* DATA FOR THE TASK:
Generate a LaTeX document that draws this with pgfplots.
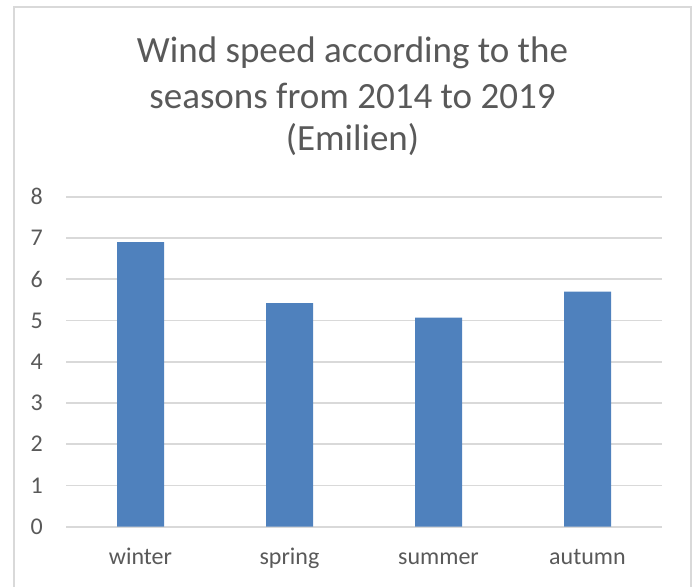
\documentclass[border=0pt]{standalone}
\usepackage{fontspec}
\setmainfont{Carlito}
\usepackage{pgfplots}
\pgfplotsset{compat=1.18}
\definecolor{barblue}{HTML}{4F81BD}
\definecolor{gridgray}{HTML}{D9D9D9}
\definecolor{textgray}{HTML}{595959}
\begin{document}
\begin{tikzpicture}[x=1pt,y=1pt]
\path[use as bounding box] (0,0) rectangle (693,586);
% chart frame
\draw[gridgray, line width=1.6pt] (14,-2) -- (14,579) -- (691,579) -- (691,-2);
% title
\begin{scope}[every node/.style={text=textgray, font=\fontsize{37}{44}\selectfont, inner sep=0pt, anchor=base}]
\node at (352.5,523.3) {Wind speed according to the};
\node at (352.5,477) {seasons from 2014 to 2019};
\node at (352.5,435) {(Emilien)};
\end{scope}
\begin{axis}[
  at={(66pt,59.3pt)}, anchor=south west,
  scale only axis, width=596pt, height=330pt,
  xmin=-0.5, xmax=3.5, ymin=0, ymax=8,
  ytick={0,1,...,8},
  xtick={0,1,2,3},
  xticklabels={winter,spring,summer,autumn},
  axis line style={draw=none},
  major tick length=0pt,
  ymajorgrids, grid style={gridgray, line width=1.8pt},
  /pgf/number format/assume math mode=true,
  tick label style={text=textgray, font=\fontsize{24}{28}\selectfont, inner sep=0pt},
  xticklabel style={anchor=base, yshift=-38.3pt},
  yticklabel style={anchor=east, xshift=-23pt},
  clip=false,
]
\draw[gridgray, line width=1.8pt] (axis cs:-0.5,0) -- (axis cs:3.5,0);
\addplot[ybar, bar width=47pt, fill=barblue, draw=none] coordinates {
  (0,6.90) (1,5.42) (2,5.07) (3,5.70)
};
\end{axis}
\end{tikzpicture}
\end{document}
--
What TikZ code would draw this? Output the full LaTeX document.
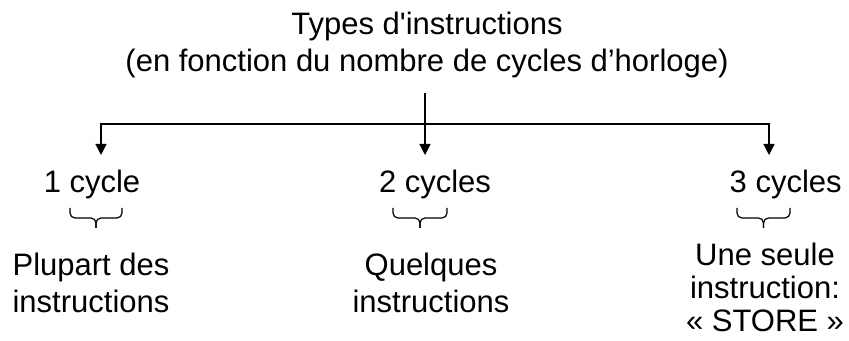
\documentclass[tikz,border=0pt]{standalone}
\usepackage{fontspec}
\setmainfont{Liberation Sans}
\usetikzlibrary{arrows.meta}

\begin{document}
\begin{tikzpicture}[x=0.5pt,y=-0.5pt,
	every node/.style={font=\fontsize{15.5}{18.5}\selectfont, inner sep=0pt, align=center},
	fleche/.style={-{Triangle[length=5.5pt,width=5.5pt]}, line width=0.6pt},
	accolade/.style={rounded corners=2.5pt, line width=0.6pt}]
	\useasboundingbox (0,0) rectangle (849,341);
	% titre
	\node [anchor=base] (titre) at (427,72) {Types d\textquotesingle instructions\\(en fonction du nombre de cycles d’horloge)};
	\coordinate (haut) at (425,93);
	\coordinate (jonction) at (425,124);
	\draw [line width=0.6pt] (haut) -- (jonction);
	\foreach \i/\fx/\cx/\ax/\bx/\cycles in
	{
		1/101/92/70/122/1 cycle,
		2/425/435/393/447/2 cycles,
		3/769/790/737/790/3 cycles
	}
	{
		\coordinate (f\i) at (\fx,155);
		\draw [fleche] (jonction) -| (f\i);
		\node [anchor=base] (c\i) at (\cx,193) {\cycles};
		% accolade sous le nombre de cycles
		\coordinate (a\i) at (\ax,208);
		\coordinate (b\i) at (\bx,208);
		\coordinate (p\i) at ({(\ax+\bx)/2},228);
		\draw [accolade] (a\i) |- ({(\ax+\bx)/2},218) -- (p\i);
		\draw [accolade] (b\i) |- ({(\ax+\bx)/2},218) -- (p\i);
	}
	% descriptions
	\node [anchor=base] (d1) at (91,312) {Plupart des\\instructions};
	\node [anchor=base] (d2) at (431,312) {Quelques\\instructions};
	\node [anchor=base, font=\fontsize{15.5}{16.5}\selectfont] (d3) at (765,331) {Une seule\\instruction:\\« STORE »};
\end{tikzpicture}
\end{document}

* WORK INSTRUCTIONS: Look through the entries above for the word "this". Copy every line where it shows up.

* OUTPUT BELOW:
Generate a LaTeX document that draws this with pgfplots.
What TikZ code would draw this? Output the full LaTeX document.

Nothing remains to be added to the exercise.